Heather Mac Donald on Dahlia Lithwick

Dahlia Lithwick got her start in Slate with the innovation of covering the Supreme Court almost entirely in terms of what jokes were told at the oral argument. Now, gossipy legal humor has entertainment value, and Lithwick’s essays had a legitimate role in the context of providing added value for an Internet magazine whose main advantage over competing media sources was the ability to put writing out there in a breezier and quicker fashion than a newspaper. But the legal analysis was often slipshod, and Lithwick would freely admit her ignorance and instead focus on which Supreme Court Justice she’d most like to hug or the build of the lawyers. Yet Lithwick has parlayed being the Slate “Supreme Court correspondent” into a regular gig doing serious analysis and op-eds in purportedly more serious media outlets. The results often aren’t pretty. Heather Mac Donald puts her thumb precisely on the problem and points out how vapid Lithwick’s analysis of Justice O’Connor’s career is (via Point of Law).
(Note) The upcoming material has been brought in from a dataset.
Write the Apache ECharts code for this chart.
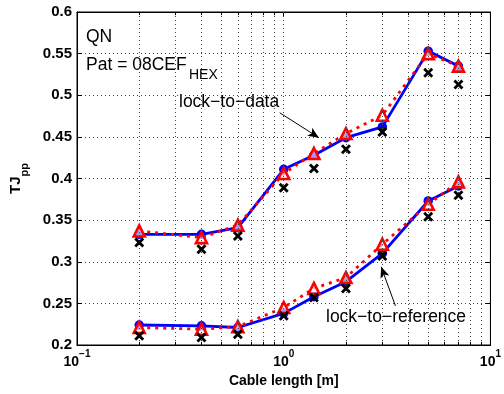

Lithwick makes the mistake of criticizing O’Connor’s decisions as lacking sufficient empathy for the sympathetic losing party (though, as Mac Donald points out, Lithwick’s sympathy is inconsistent within the same paragraph in the op-ed). Legal reporting all too often has the flaw of describing cases as a question of picking the most deserving winner, divorcing this question from the real issue of the neutral application of legal rules; this is a problem that all too often trickles down to some judges and jury decisions. And it’s a sad commentary on the state of legal education when a Stanford Law graduate doesn’t give any signs of knowing better.